Are enterprises more or less secure than 5 years ago? That’s the big question of the moment, especially with ongoing revelations about state-sponsored hacking, as well as an unending stream of reports about customer and employee data being compromised by even the most seemingly security-conscious organizations. Awareness of data security is running at a fever pitch at the highest levels of government and business organizations. There have been plenty of technology advances, and awareness has grown. Still, the wave of breaches and threats never seems to abate, and likely never will.
Technology advancements are both the cause and the cure for data security breaches. “As organizations move to a hybrid architecture with systems on-premises, in the cloud, with mobile devices, and third-party service providers, the possibilities for breaches increase exponentially,” said Alyssa Johnson, president of the OAUG. “Furthermore, the business side of the organization has been allocated budget and ownership of applications which bolt on to ERP—often with little knowledge from the IT department.”

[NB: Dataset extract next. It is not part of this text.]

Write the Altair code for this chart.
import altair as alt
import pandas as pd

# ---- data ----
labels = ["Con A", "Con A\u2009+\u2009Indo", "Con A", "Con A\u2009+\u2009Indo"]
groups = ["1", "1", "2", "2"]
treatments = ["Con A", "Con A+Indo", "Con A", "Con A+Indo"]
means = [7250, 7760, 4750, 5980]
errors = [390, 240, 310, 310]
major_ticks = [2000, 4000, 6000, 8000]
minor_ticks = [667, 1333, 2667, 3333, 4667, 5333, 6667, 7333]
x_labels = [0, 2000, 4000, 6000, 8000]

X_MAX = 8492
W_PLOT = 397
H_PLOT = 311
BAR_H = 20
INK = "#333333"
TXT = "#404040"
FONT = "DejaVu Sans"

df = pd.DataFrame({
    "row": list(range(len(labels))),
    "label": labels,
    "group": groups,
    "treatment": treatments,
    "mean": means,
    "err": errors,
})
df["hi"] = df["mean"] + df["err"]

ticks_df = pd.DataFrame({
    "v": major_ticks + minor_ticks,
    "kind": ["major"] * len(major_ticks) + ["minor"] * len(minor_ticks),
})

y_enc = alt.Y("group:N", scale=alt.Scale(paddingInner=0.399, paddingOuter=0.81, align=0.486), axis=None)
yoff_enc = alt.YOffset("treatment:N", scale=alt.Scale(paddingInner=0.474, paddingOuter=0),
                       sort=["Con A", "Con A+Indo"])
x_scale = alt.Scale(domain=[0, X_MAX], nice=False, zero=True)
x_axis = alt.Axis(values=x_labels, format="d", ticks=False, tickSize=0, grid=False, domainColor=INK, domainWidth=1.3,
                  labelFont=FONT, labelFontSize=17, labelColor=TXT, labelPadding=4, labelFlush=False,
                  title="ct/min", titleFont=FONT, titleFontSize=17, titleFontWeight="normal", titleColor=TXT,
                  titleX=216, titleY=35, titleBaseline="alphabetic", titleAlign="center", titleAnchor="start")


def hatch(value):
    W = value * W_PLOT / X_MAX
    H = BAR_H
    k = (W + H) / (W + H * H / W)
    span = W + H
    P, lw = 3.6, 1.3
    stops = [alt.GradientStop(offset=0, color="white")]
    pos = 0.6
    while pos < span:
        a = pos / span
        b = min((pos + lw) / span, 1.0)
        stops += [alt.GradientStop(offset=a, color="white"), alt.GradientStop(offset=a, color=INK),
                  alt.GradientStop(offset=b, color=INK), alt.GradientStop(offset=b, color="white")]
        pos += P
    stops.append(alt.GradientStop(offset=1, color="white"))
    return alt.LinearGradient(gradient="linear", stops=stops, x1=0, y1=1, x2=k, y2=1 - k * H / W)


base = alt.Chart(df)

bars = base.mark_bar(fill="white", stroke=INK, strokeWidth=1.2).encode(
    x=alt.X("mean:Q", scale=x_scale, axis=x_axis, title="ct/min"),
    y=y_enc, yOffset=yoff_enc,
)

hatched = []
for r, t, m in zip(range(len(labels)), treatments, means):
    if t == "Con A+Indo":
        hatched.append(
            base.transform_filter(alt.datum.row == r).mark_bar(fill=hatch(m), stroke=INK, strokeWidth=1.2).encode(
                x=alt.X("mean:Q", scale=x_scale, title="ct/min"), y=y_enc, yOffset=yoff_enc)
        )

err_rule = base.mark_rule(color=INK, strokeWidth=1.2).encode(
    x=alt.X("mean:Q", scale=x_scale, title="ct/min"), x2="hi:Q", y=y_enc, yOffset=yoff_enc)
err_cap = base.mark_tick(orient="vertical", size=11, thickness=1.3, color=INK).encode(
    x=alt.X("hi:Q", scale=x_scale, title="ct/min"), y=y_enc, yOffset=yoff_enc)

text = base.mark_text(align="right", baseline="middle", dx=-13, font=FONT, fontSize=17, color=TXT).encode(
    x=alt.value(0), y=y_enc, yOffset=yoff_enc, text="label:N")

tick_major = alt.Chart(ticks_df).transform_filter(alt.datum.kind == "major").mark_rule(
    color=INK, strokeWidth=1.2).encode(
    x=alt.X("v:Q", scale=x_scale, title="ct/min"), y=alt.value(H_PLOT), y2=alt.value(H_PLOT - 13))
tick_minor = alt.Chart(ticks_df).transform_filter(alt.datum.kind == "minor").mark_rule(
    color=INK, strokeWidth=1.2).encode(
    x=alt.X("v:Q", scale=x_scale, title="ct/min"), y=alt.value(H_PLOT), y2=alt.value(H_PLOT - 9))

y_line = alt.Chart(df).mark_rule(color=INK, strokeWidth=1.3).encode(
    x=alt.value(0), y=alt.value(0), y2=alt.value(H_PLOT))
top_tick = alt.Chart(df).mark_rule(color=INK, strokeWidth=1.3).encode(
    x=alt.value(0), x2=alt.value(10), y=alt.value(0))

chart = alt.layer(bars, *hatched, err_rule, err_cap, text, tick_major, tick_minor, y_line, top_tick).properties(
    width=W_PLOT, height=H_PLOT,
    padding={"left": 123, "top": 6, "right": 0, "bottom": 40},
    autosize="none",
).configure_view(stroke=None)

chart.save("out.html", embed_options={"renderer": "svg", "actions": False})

Technology fixes alone will not help address the looming threats organizations face. Most business leaders rely too heavily on IT to solve their cybersecurity risks, said David King, senior manager in UHY LLP’s Internal Audit, Risk, and Controls practice. “Though there have been significant advancements in perimeter protection—such as intrusion protection and prevention technologies—enterprises are significantly less secure than they were 5 years ago.”
Then, add to this mix the emerging challenges posed by mobile computing
and the Internet of Things (IoT), which enable “cybercriminals to more easily extend their reach than they could just a few years ago,” Joe Levy, CTO at Sophos, pointed out. “So many low-cost IoT devices contain outdated code based on poorly maintained operating systems and applications with well-known vulnerabilities.”
Frequently, so-called “smart devices” are “fire-and-forget in their simplicity, or have built-in features and tools we may not even know are there,” added Sam Elliott, director of security product management at Bomgar. “Companies may not be able to easily account for ownership or origin once a breach happens. Who is responsible for securing, maintaining, and patching the various technologies? Worse yet, has a product been connected that can’t even be patched? A number of IoT devices are often overlooked because they fall outside of IT’s traditional purview.”
This creates an “expanded attack surface that enterprises must now defend,” said Rob Sadowski, of RSA, a Dell Technologies company. “The modern IT infrastructure, driven by cloud-based applications and infrastructure, mobile users and platforms, and many more third parties with access to the enterprise and its sensitive data, all make security much more complicated.”
Matt Little, VP of product development at PKWARE, agreed that today’s enterprises must contend with a new generation of internal threats. “Even in the absence of spies or saboteurs outside of the organization, the complex system architecture of a typical enterprise, when combined with inadequate employee security training, creates almost limitless opportunities for critical information to be compromised by an insider threat.”
It’s an ongoing game of one-upmanship that keeps getting played between organizations and hackers. “As organizations have learned how to better secure themselves, adversaries have had to get craftier,” added Stu Bradley, vice president of cybersecurity solutions at SAS. “They’ll often procure the same security products the organization uses to test and hone their exploits, so they know how [the products] will perform once inside the organization’s network.”
Wolves in Sheep's Clothing?
While outside hackers get all the headlines and angst, insider abuse is just as much a threat, if not more so, experts agree. “Internal employees don’t have to break through firewalls to get to an organization’s data,” said Johnson. “They’re already in.”